**Given data**
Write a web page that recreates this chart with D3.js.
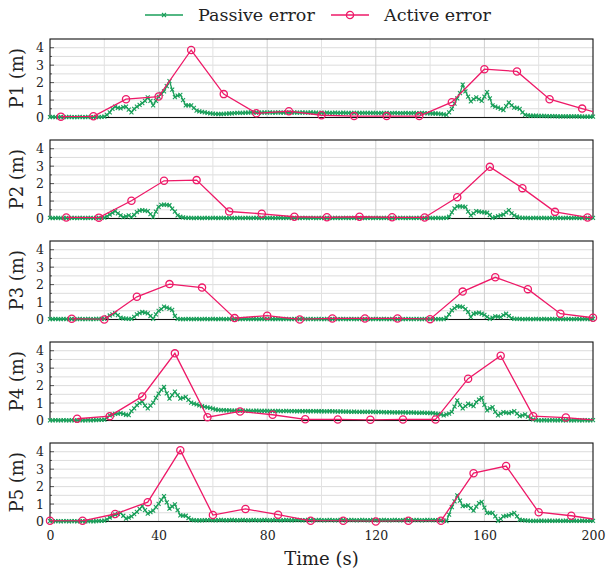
<!DOCTYPE html>
<html>
<head>
<meta charset="utf-8">
<script src="https://cdn.jsdelivr.net/npm/d3@7"></script>
<style>
  body { margin: 0; background: #fff; }
  text { font-family: "DejaVu Serif", serif; fill: #222; }
</style>
</head>
<body>
<div class="chart"></div>
<script>
const panelNames = ['P1', 'P2', 'P3', 'P4', 'P5'];
const legendLabels = ['Passive error', 'Active error'];
const xTicks = [0, 40, 80, 120, 160, 200];
const yTicks = [0, 1, 2, 3, 4];

// passive error, one sample per second, t = 0..200
const passiveTime = d3.range(0, 201);
const passiveP1 = [
  .02,.03,.02,.02,.03,.02,.02,.03,.02,.02, .02,.03,.02,.02,.03,.02,.02,.03,.02,.03,
  .05,.15,.30,.50,.62,.55,.52,.60,.62,.45, .30,.50,.62,.72,.82,.95,1.15,.95,.70,.95,
  1.20,1.35,1.50,1.80,2.08,1.60,1.17,1.25,1.30,1.00, .70,.70,.70,.55,.40,.35,.32,.30,.27,.24,
  .22,.21,.20,.20,.21,.22,.23,.24,.25,.26, .27,.27,.28,.28,.29,.28,.29,.28,.28,.29,
  .28,.29,.28,.28,.29,.28,.28,.29,.28,.28, .29,.28,.28,.29,.28,.28,.29,.28,.28,.27,
  .28,.27,.28,.27,.27,.28,.27,.27,.28,.27, .27,.26,.27,.26,.27,.26,.26,.27,.26,.26,
  .26,.25,.26,.25,.26,.25,.25,.26,.25,.25, .25,.26,.25,.25,.26,.25,.25,.26,.25,.24,
  .24,.23,.23,.22,.20,.18,.15,.30,.50,.80, 1.10,1.40,1.88,1.50,1.20,.92,1.05,1.15,1.05,.95,
  1.20,1.46,1.10,.69,.62,.57,.50,.43,.65,.86, .70,.57,.55,.50,.30,.15,.12,.10,.10,.10,
  .09,.09,.09,.08,.08,.08,.08,.07,.07,.07, .07,.06,.06,.06,.06,.06,.05,.05,.05,.05,
  .05
];
const passiveP2 = [
  .03,.02,.03,.03,.02,.03,.03,.02,.03,.03, .02,.03,.03,.02,.03,.03,.02,.03,.03,.04,
  .05,.12,.23,.33,.42,.30,.18,.08,.12,.18, .08,.20,.37,.45,.48,.45,.42,.25,.08,.40,
  .67,.78,.80,.78,.76,.57,.40,.18,.10,.06, .04,.03,.03,.02,.03,.03,.02,.03,.03,.02,
  .03,.03,.02,.03,.03,.02,.03,.03,.02,.03, .03,.02,.03,.03,.02,.03,.03,.02,.03,.03,
  .02,.03,.03,.02,.03,.03,.02,.03,.03,.02, .03,.03,.02,.03,.03,.02,.03,.03,.02,.03,
  .03,.02,.03,.03,.02,.03,.03,.02,.03,.03, .02,.03,.03,.02,.03,.03,.02,.03,.03,.02,
  .03,.03,.02,.03,.03,.02,.03,.03,.02,.03, .03,.02,.03,.03,.02,.03,.03,.02,.03,.03,
  .03,.02,.03,.03,.02,.03,.03,.10,.35,.58, .70,.70,.68,.67,.40,.18,.30,.42,.40,.37,
  .35,.33,.20,.03,.08,.13,.18,.23,.35,.48, .30,.18,.10,.05,.04,.03,.03,.02,.03,.03,
  .02,.03,.03,.02,.03,.03,.02,.03,.03,.02, .03,.03,.02,.03,.03,.02,.03,.03,.02,.03,
  .03
];
const passiveP3 = [
  .02,.02,.03,.02,.02,.03,.02,.02,.03,.02, .02,.03,.02,.02,.03,.02,.02,.03,.03,.04,
  .04,.12,.23,.30,.37,.25,.10,.06,.05,.04, .04,.15,.29,.36,.43,.40,.35,.20,.04,.30,
  .49,.60,.74,.68,.62,.55,.20,.03,.02,.02, .02,.03,.02,.02,.03,.02,.02,.03,.02,.02,
  .03,.02,.02,.03,.02,.02,.03,.02,.02,.03, .02,.02,.03,.02,.02,.03,.02,.02,.03,.02,
  .02,.03,.02,.02,.03,.02,.02,.03,.02,.02, .03,.02,.02,.03,.02,.02,.03,.02,.02,.03,
  .02,.02,.03,.02,.02,.03,.02,.02,.03,.02, .02,.03,.02,.02,.03,.02,.02,.03,.02,.02,
  .03,.02,.02,.03,.02,.02,.03,.02,.02,.03, .02,.02,.03,.02,.02,.03,.02,.02,.03,.02,
  .02,.02,.02,.02,.02,.02,.10,.30,.53,.65, .76,.74,.72,.60,.43,.14,.33,.36,.39,.33,
  .27,.15,.04,.10,.18,.16,.14,.25,.33,.20, .08,.04,.03,.03,.02,.02,.03,.02,.02,.03,
  .02,.02,.03,.02,.02,.03,.02,.02,.03,.02, .02,.03,.02,.02,.03,.02,.02,.03,.02,.02,
  .03
];
const passiveP4 = [
  .01,.01,.02,.01,.01,.02,.01,.01,.02,.01, .01,.02,.01,.01,.02,.01,.02,.02,.03,.04,
  .05,.15,.29,.33,.38,.40,.42,.38,.33,.31, .54,.70,.88,1.00,1.08,.85,.69,.85,1.02,1.30,
  1.54,1.75,1.92,1.55,1.25,1.45,1.65,1.45,1.25,1.30, 1.35,1.18,1.02,.97,.92,.87,.82,.78,.75,.72,
  .68,.63,.61,.60,.59,.58,.58,.57,.57,.56, .56,.56,.55,.56,.55,.55,.56,.55,.55,.55,
  .55,.54,.55,.54,.55,.54,.54,.55,.54,.54, .54,.53,.54,.53,.54,.53,.53,.54,.53,.53,
  .53,.52,.52,.53,.52,.52,.51,.52,.51,.51, .51,.50,.51,.50,.50,.49,.50,.49,.49,.49,
  .48,.49,.48,.48,.47,.48,.47,.47,.46,.47, .46,.46,.45,.46,.45,.45,.44,.45,.44,.44,
  .43,.42,.40,.38,.35,.29,.35,.40,.50,.80, 1.15,.90,.69,.82,.96,.89,.82,1.05,1.20,1.29,
  .90,.58,.70,.77,.50,.29,.40,.48,.45,.42, .48,.54,.40,.25,.30,.35,.22,.12,.06,.02,
  .01,.01,.02,.01,.01,.02,.01,.01,.02,.01, .01,.02,.01,.01,.02,.01,.01,.02,.01,.01,
  .02
];
const passiveP5 = [
  .02,.01,.02,.02,.01,.02,.02,.01,.02,.02, .01,.02,.02,.01,.02,.02,.01,.02,.03,.04,
  .05,.12,.23,.31,.39,.44,.49,.33,.16,.22, .29,.42,.55,.72,.88,.65,.45,.54,.62,.82,
  1.01,1.24,1.46,1.10,.74,.86,.98,.65,.35,.34, .33,.20,.10,.08,.07,.07,.07,.08,.08,.08,
  .08,.07,.08,.09,.08,.07,.08,.09,.08,.07, .08,.09,.08,.07,.08,.09,.08,.07,.08,.09,
  .08,.07,.08,.09,.08,.07,.08,.09,.08,.07, .08,.09,.08,.07,.08,.09,.08,.07,.08,.09,
  .08,.07,.08,.09,.08,.07,.08,.09,.08,.07, .08,.09,.08,.07,.08,.09,.08,.07,.08,.09,
  .08,.07,.08,.09,.08,.07,.08,.09,.08,.07, .08,.09,.08,.07,.08,.09,.08,.07,.08,.09,
  .08,.08,.08,.08,.07,.05,.02,.40,.82,1.15, 1.50,1.20,.88,.90,.92,.77,.62,.85,1.05,1.13,
  .80,.49,.49,.49,.30,.04,.15,.29,.32,.35, .42,.49,.30,.10,.08,.06,.05,.04,.04,.04,
  .04,.05,.04,.04,.05,.04,.04,.05,.04,.04, .05,.04,.04,.05,.04,.04,.05,.04,.04,.05,
  .04
];

// active error, sparse samples (last point may sit past the axis end)
const activeTimeP1 = [4,16,28,40,52,64,76,88,100,112,124,136,148,160,172,184,196,208];
const activeP1 = [0.05,0.07,1.05,1.2,3.87,1.34,0.24,0.36,0.13,0.08,0.08,0.08,0.88,2.77,2.64,1.05,0.51,0.0];
const activeTimeP2 = [6,18,30,42,54,66,78,90,102,114,126,138,150,162,174,186,198,210];
const activeP2 = [0.06,0.05,1.02,2.16,2.2,0.4,0.27,0.1,0.07,0.1,0.07,0.06,1.22,2.96,1.74,0.38,0.06,0.05];
const activeTimeP3 = [8,20,32,44,56,68,80,92,104,116,128,140,152,164,176,188,200];
const activeP3 = [0.04,0.0,1.3,2.03,1.83,0.08,0.22,0.0,0.06,0.06,0.06,0.02,1.6,2.42,1.74,0.33,0.1];
const activeTimeP4 = [10,22,34,46,58,70,82,94,106,118,130,142,154,166,178,190,202];
const activeP4 = [0.1,0.25,1.38,3.85,0.19,0.52,0.33,0.07,0.06,0.04,0.06,0.06,2.4,3.71,0.25,0.17,0.0];
const activeTimeP5 = [0,12,24,36,48,60,72,84,96,108,120,132,144,156,168,180,192,204];
const activeP5 = [0.04,0.04,0.43,1.11,4.09,0.37,0.72,0.39,0.04,0.04,0.0,0.04,0.04,2.77,3.18,0.53,0.33,0.05];

const passiveSeries = [passiveP1, passiveP2, passiveP3, passiveP4, passiveP5];
const activeTimes = [activeTimeP1, activeTimeP2, activeTimeP3, activeTimeP4, activeTimeP5];
const activeSeries = [activeP1, activeP2, activeP3, activeP4, activeP5];

const green = '#1a9f5a';
const pink = '#ee1a68';

const width = 606, height = 572;
const margin = {left: 50, right: 13, top: 39};
const panelH = 78.5, panelStep = 101;

const x = d3.scaleLinear().domain([0, 200]).range([margin.left, width - margin.right]);
const y = d3.scaleLinear().domain([0, 4.5]).range([panelH, 0]);

const svg = d3.select('.chart').append('svg')
    .attr('width', width)
    .attr('height', height);

const defs = svg.append('defs');
defs.append('clipPath').attr('id', 'plot-clip')
  .append('rect')
    .attr('x', x(0)).attr('y', 0)
    .attr('width', x(200) - x(0)).attr('height', panelH);

const line = d3.line()
  .x(d => x(d[0]))
  .y(d => y(d[1]));

panelNames.forEach((name, i) => {
  const g = svg.append('g')
      .attr('transform', `translate(0, ${margin.top + i * panelStep})`);

  // grid
  g.append('g').selectAll('line')
    .data(d3.range(0.5, 4.5, 0.5))
    .enter().append('line')
      .attr('x1', x(0)).attr('x2', x(200))
      .attr('y1', d => y(d)).attr('y2', d => y(d))
      .attr('stroke', '#dcdcdc')
      .attr('stroke-width', 1);
  g.append('g').selectAll('line')
    .data(d3.range(20, 200, 20))
    .enter().append('line')
      .attr('x1', d => x(d)).attr('x2', d => x(d))
      .attr('y1', 0).attr('y2', panelH)
      .attr('stroke', d => d % 40 === 0 ? '#cfcfcf' : '#e2e2e2')
      .attr('stroke-width', 1);

  // ticks inside the frame
  g.append('g').selectAll('line')
    .data(d3.range(0, 4.5, 0.5))
    .enter().append('line')
      .attr('x1', x(0)).attr('x2', d => x(0) + (d % 1 === 0 ? 4 : 2))
      .attr('y1', d => y(d)).attr('y2', d => y(d))
      .attr('stroke', '#555');

  // frame
  g.append('rect')
    .attr('x', x(0)).attr('y', 0)
    .attr('width', x(200) - x(0)).attr('height', panelH)
    .attr('fill', 'none')
    .attr('stroke', '#111')
    .attr('stroke-width', 1.1);

  // y axis labels
  const yAxis = d3.axisLeft(y).tickValues(yTicks).tickSize(0).tickPadding(6).tickFormat(d3.format('d'));
  const gy = g.append('g')
      .attr('transform', `translate(${x(0)}, 0)`)
      .call(yAxis);
  gy.select('.domain').remove();
  gy.selectAll('text')
      .attr('font-family', '"DejaVu Serif", serif')
      .attr('font-size', 12.5)
      .attr('fill', '#222');

  g.append('text')
      .attr('transform', `translate(23, ${panelH / 2}) rotate(-90)`)
      .attr('text-anchor', 'middle')
      .attr('font-size', 18)
      .text(`${name} (m)`);

  // passive error
  const passive = passiveTime.map((t, k) => [t, passiveSeries[i][k]]);
  g.append('path')
      .attr('d', line(passive))
      .attr('fill', 'none')
      .attr('stroke', green)
      .attr('stroke-width', 1.3);
  g.append('g').selectAll('path')
    .data(passive)
    .enter().append('path')
      .attr('transform', d => `translate(${x(d[0])}, ${y(d[1])})`)
      .attr('d', 'M-2,-2L2,2M-2,2L2,-2')
      .attr('stroke', green)
      .attr('stroke-width', 1.1);

  // active error
  const active = activeTimes[i].map((t, k) => [t, activeSeries[i][k]]);
  g.append('path')
      .attr('clip-path', 'url(#plot-clip)')
      .attr('d', line(active))
      .attr('fill', 'none')
      .attr('stroke', pink)
      .attr('stroke-width', 1.3);
  g.append('g').selectAll('circle')
    .data(active.filter(d => d[0] <= 200))
    .enter().append('circle')
      .attr('cx', d => x(d[0]))
      .attr('cy', d => y(d[1]))
      .attr('r', 3.6)
      .attr('fill', 'none')
      .attr('stroke', pink)
      .attr('stroke-width', 1.3);

  // x tick labels on the bottom panel only
  if (i === panelNames.length - 1) {
    const xAxis = d3.axisBottom(x).tickValues(xTicks).tickSize(0).tickPadding(10);
    const gx = g.append('g')
        .attr('transform', `translate(0, ${panelH})`)
        .call(xAxis);
    gx.select('.domain').remove();
    gx.selectAll('text')
        .attr('font-family', '"DejaVu Serif", serif')
        .attr('font-size', 12.5)
        .attr('fill', '#222');
  }
});

svg.append('text')
    .attr('x', (x(0) + x(200)) / 2)
    .attr('y', 565)
    .attr('text-anchor', 'middle')
    .attr('font-size', 18)
    .text('Time (s)');

// legend
const legend = svg.append('g');
const legendX = [145, 331];
legendLabels.forEach((label, i) => {
  const lg = legend.append('g').attr('transform', `translate(${legendX[i]}, 15)`);
  lg.append('line')
      .attr('x1', 0).attr('x2', 38)
      .attr('stroke', i === 0 ? green : pink)
      .attr('stroke-width', 1.3);
  if (i === 0) {
    lg.append('path')
        .attr('transform', 'translate(19, 0)')
        .attr('d', 'M-2,-2L2,2M-2,2L2,-2')
        .attr('stroke', green)
        .attr('stroke-width', 1.1);
  } else {
    lg.append('circle')
        .attr('cx', 19).attr('r', 3.6)
        .attr('fill', 'none')
        .attr('stroke', pink)
        .attr('stroke-width', 1.3);
  }
  lg.append('text')
      .attr('x', 53)
      .attr('y', 6)
      .attr('font-size', 17.5)
      .text(label);
});
</script>
</body>
</html>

**What is expected**
From the first line of the listing above, repeat every line through the one holding "const yTicks = [0, 1, 2, 3, 4];". Both ends count, and pictures stay out.

**Complete answer**
Write a web page that recreates this chart with D3.js.
<!DOCTYPE html>
<html>
<head>
<meta charset="utf-8">
<script src="https://cdn.jsdelivr.net/npm/d3@7"></script>
<style>
  body { margin: 0; background: #fff; }
  text { font-family: "DejaVu Serif", serif; fill: #222; }
</style>
</head>
<body>
<div class="chart"></div>
<script>
const panelNames = ['P1', 'P2', 'P3', 'P4', 'P5'];
const legendLabels = ['Passive error', 'Active error'];
const xTicks = [0, 40, 80, 120, 160, 200];
const yTicks = [0, 1, 2, 3, 4];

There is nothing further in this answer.